> In my experience, [patch] doesn't cut it or compare.
AFAIK what Maven does is an exclusion of dependency edges, which is technically an unsafe thing to do. Cargo [patch] is a replacement of dependency vertices without affecting any edges. (Maven surely has a plugin to do that, but it's not built-in.) They are different things to start with.
Also I believe that the edge exclusion as done by Maven is (not just "technically", but) really unsafe and only supported due to the lack of better alternatives. Edges are conceptually dependent to the incoming vertex, so it should be that vertex's responsibility to override problematic edges. An arbitrary removal of edges (or vertices) is much harder to track and many other systems have related pains from that.

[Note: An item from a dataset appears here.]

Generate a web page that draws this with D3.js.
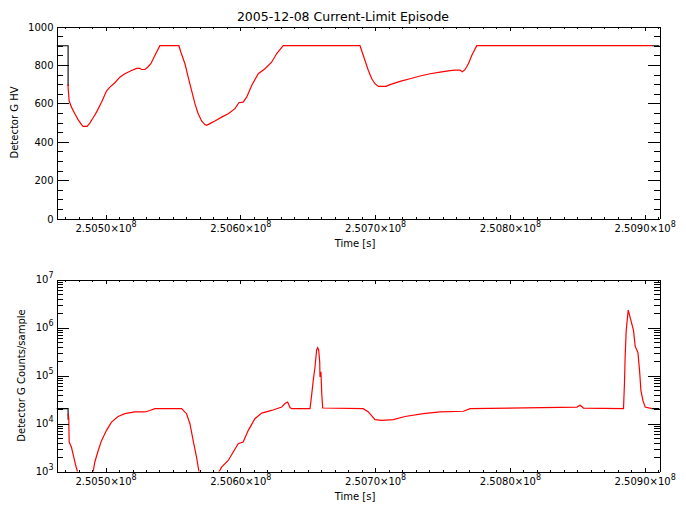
<!DOCTYPE html>
<html><head><meta charset="utf-8">
<script src="https://cdn.jsdelivr.net/npm/d3@7"></script>
<style>
body{margin:0;background:#fff}
svg{display:block;background:#fff}
text{font-family:"DejaVu Sans",sans-serif;fill:#000}
</style>
</head><body>
<svg id="c" width="686" height="511"></svg>
<script>
// ---------- data ----------
const title = "2005-12-08 Current-Limit Episode";
const xTitle = "Time [s]";
const yTitleTop = "Detector G HV";
const yTitleBot = "Detector G Counts/sample";
const timeDomain = [250463600, 250911000];
const xMajorTicks = [250500000, 250600000, 250700000, 250800000, 250900000];
const hvTicks = [0, 200, 400, 600, 800, 1000];
const countTicks = [1e3, 1e4, 1e5, 1e6, 1e7];

// HV trace (red)
const hvTime = [250472200,250472200,250473000,250474700,250477200,250479600,250482200,250483300,250486300,250488300,250490800,250493300,250497000,250500700,250503200,250506900,250510600,250514300,250519300,250523000,250525400,250526700,250529200,250531200,250533600,250536600,250540300,250554400,250555900,250558900,250561300,250563800,250566300,250568700,250571300,250573700,250575000,250577400,250581100,250586100,250591000,250596000,250598900,250602100,250604700,250608400,250613300,250618300,250623200,250626900,250631800,250688800,250690000,250692500,250695000,250697500,250699900,250702400,250708100,250711100,250718500,250725900,250733300,250740800,250748200,250755600,250759300,250763000,250764700,250766700,250769200,250771700,250775400,250905400];
const hvValue = [700,684,612,580,546,515,489,480,480,497,525,554,606,664,684,707,736,754,771,782,782,776,776,788,806,849,900,900,866,806,736,667,598,546,508,489,485,494,508,528,546,572,603,606,632,693,754,780,814,858,900,900,875,823,771,728,702,688,688,697,714,728,742,754,762,770,773,773,764,775,806,849,900,900];
// HV trace (black, unselected samples)
const hvBlackTime = [250463600,250472200,250472200];
const hvBlackValue = [900,900,690];
const hvBlackTime2 = [250905400,250911000];
const hvBlackValue2 = [900,900];

// Counts trace (red)
const cntTime = [250472200,250472700,250473000,250474700,250476400,250477900,250479200,250482200,250486800,250490800,250492000,250494500,250497000,250500700,250504400,250509300,250514300,250521700,250529200,250532900,250536600,250556400,250560100,250562600,250565000,250567500,250569300,250573700,250580400,250584300,250586100,250591000,250598400,250602100,250605900,250610800,250615800,250623200,250630700,250633100,250635100,250636800,250638100,250651700,250652900,250654100,250655400,250656600,250657400,250658100,250658900,250659100,250659800,250660400,250661100,250691200,250695000,250699900,250704900,250713500,250722200,250735800,250748200,250765500,250770500,250849700,250852100,250854600,250884300,250885000,250885500,250886300,250887800,250891700,250893000,250894200,250895000,250896200,250897200,250898700,250900400,250905400];
const cntValue = [16000,12600,4100,3200,2000,1330,1000,550,550,1000,1560,2700,4400,7200,10700,14000,16000,17400,17400,18700,20400,20400,16000,9900,4400,2000,1000,500,500,1000,1230,1700,3800,4100,7200,12600,16500,18700,22000,26000,28000,21500,20400,20400,39000,79000,150000,340000,380000,340000,190000,93000,120000,42000,21000,20400,17400,12000,11600,12000,14000,16000,17400,18000,20400,22000,24000,21000,20400,68000,240000,870000,2300000,870000,400000,340000,300000,128000,49000,30000,22000,20400];
const cntBlackTime = [250463600,250472200,250472200];
const cntBlackValue = [20400,20400,12000];
const cntBlackTime2 = [250905400,250911000];
const cntBlackValue2 = [20400,20400];

// ---------- drawing ----------
const svg = d3.select("#c");
svg.append("rect").attr("width",686).attr("height",511).attr("fill","#fff");

const X0 = 56.5, X1 = 659.5;
const x = d3.scaleLinear().domain(timeDomain).range([X0, X1]);
const yTop = d3.scaleLinear().domain([0, 1000]).range([218.5, 26.5]);
const yBot = d3.scaleLog().domain([1e3, 1e7]).range([471.5, 279.5]);

const xMinor = d3.range(250470000, 250911000, 10000).filter(v => !xMajorTicks.includes(v));
const hvMinor = d3.range(0, 1001, 50).filter(v => v % 200 !== 0);
const cntMinor = [];
for (let e = 3; e < 7; e++) for (let k = 2; k <= 9; k++) cntMinor.push(k * Math.pow(10, e));

svg.append("text").attr("x", 343).attr("y", 21).attr("text-anchor","middle")
  .attr("font-size", "12.5px").text(title);

function styleAxis(g){
  g.selectAll("path,line").attr("stroke","#000").attr("stroke-width",1).attr("shape-rendering","crispEdges");
  g.selectAll("text").attr("font-family","DejaVu Sans, sans-serif").attr("fill","#000");
}

function panel(id, y, majorY, minorY, yLabelFn, yTitle, yTitleX, bottomY, topY, redT, redV, blackSets){
  const g = svg.append("g").attr("id", id);
  const clipId = id + "clip";
  svg.append("clipPath").attr("id", clipId).append("rect")
    .attr("x", X0).attr("y", topY).attr("width", X1 - X0).attr("height", bottomY - topY);

  const line = d3.line().x(d => x(d[0])).y(d => y(d[1]));
  const plot = g.append("g").attr("clip-path", `url(#${clipId})`);
  blackSets.forEach(([tt, vv]) => {
    plot.append("path").datum(tt.map((t,i)=>[t, vv[i]])).attr("d", line)
      .attr("fill","none").attr("stroke","#000").attr("stroke-width",1.1);
  });
  plot.append("path").datum(redT.map((t,i)=>[t, redV[i]])).attr("d", line)
    .attr("fill","none").attr("stroke","#ff0000").attr("stroke-width",1.2);

  // bottom axis
  const ab = g.append("g").attr("transform",`translate(0,${bottomY})`)
    .call(d3.axisBottom(x).tickValues(xMajorTicks).tickSizeInner(-4).tickSizeOuter(0).tickPadding(6)
      .tickFormat(d => d3.format(".4f")(d / 1e8)));
  ab.selectAll(".tick text").attr("font-size","10px").attr("dy","0.71em").each(function(d){
    const t = d3.select(this); const s = t.text(); t.text(null);
    t.append("tspan").text(s + "×10");
    t.append("tspan").attr("dy","-5").attr("font-size","8px").text("8");
  });
  styleAxis(ab);
  const abm = g.append("g").attr("transform",`translate(0,${bottomY})`)
    .call(d3.axisBottom(x).tickValues(xMinor).tickSizeInner(-2).tickSizeOuter(0).tickFormat(""));
  abm.select(".domain").remove(); styleAxis(abm);
  // top axis
  const at = g.append("g").attr("transform",`translate(0,${topY})`)
    .call(d3.axisTop(x).tickValues(xMajorTicks).tickSizeInner(-4).tickSizeOuter(0).tickFormat(""));
  styleAxis(at);
  const atm = g.append("g").attr("transform",`translate(0,${topY})`)
    .call(d3.axisTop(x).tickValues(xMinor).tickSizeInner(-2).tickSizeOuter(0).tickFormat(""));
  atm.select(".domain").remove(); styleAxis(atm);
  // left axis
  const al = g.append("g").attr("transform",`translate(${X0},0)`)
    .call(d3.axisLeft(y).tickValues(majorY).tickSizeInner(-12).tickSizeOuter(0).tickPadding(3).tickFormat(""));
  al.selectAll(".tick text").attr("font-size","10px").each(function(d){ yLabelFn(d3.select(this), d); });
  styleAxis(al);
  const alm = g.append("g").attr("transform",`translate(${X0},0)`)
    .call(d3.axisLeft(y).tickValues(minorY).tickSizeInner(-6).tickSizeOuter(0).tickFormat(""));
  alm.select(".domain").remove(); styleAxis(alm);
  // right axis
  const ar = g.append("g").attr("transform",`translate(${X1},0)`)
    .call(d3.axisRight(y).tickValues(majorY).tickSizeInner(-12).tickSizeOuter(0).tickFormat(""));
  styleAxis(ar);
  const arm = g.append("g").attr("transform",`translate(${X1},0)`)
    .call(d3.axisRight(y).tickValues(minorY).tickSizeInner(-6).tickSizeOuter(0).tickFormat(""));
  arm.select(".domain").remove(); styleAxis(arm);

  // titles
  g.append("text").attr("x", 355).attr("y", bottomY + 28).attr("text-anchor","middle")
    .attr("font-size","10px").text(xTitle);
  g.append("text").attr("transform",`translate(${yTitleX},${(topY+bottomY)/2}) rotate(-90)`)
    .attr("text-anchor","middle").attr("font-size","10px").text(yTitle);
}

panel("top", yTop, hvTicks, hvMinor,
  (t, d) => { t.text(String(d)).attr("dy","0.35em"); },
  yTitleTop, 17.8, 218.5, 26.5, hvTime, hvValue,
  [[hvBlackTime, hvBlackValue],[hvBlackTime2, hvBlackValue2]]);

panel("bot", yBot, countTicks, cntMinor,
  (t, d) => {
    t.text(null).attr("dy","0.3em");
    t.append("tspan").text("10");
    t.append("tspan").attr("dy","-5").attr("font-size","8px").text(String(Math.round(Math.log10(d))));
  },
  yTitleBot, 24.8, 471.5, 279.5, cntTime, cntValue,
  [[cntBlackTime, cntBlackValue],[cntBlackTime2, cntBlackValue2]]);
</script>
</body></html>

What I'm proposing here is therefore the extension of Cargo's vertex replacement: you should be able to share such replacements so that they can be systematically dealt. If my transitive dependencies contain some crate X with two different versions 1.0 and 2.0 (say), I should be able to write an adapter from 2.0 to 1.0 or vice versa, and ideally such adapter should be available from the crate author or from the community. I don't think Maven did try any such systematic solution.
> That, and the maven repository is moderated. Unlike crates.io.

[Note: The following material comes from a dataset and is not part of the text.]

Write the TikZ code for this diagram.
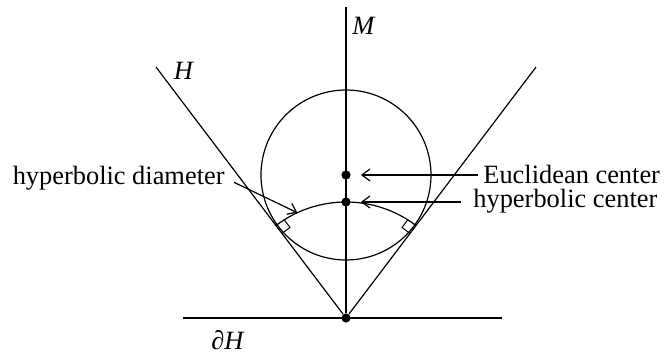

Only the central repository is moderated by Maven. Maven is not much better than Cargo once you have more remote repositories.
> Crates.io is a real problem. No namespaces, basically unmoderated, tons of abandoned stuff. Version hell like you're talking about.
Namespace is not a solution for name squatting: namespace is just yet another identifier that can be squatted. If you are worried about squatting, the only effective solution is sandboxing, everything else is just moving the goal post.
The very existence of remote repositories also means that you can't always moderate all the stuffs and get rid of abandoned stuffs. You have to trust repositories, just like that you have to trust crates with crates.io today.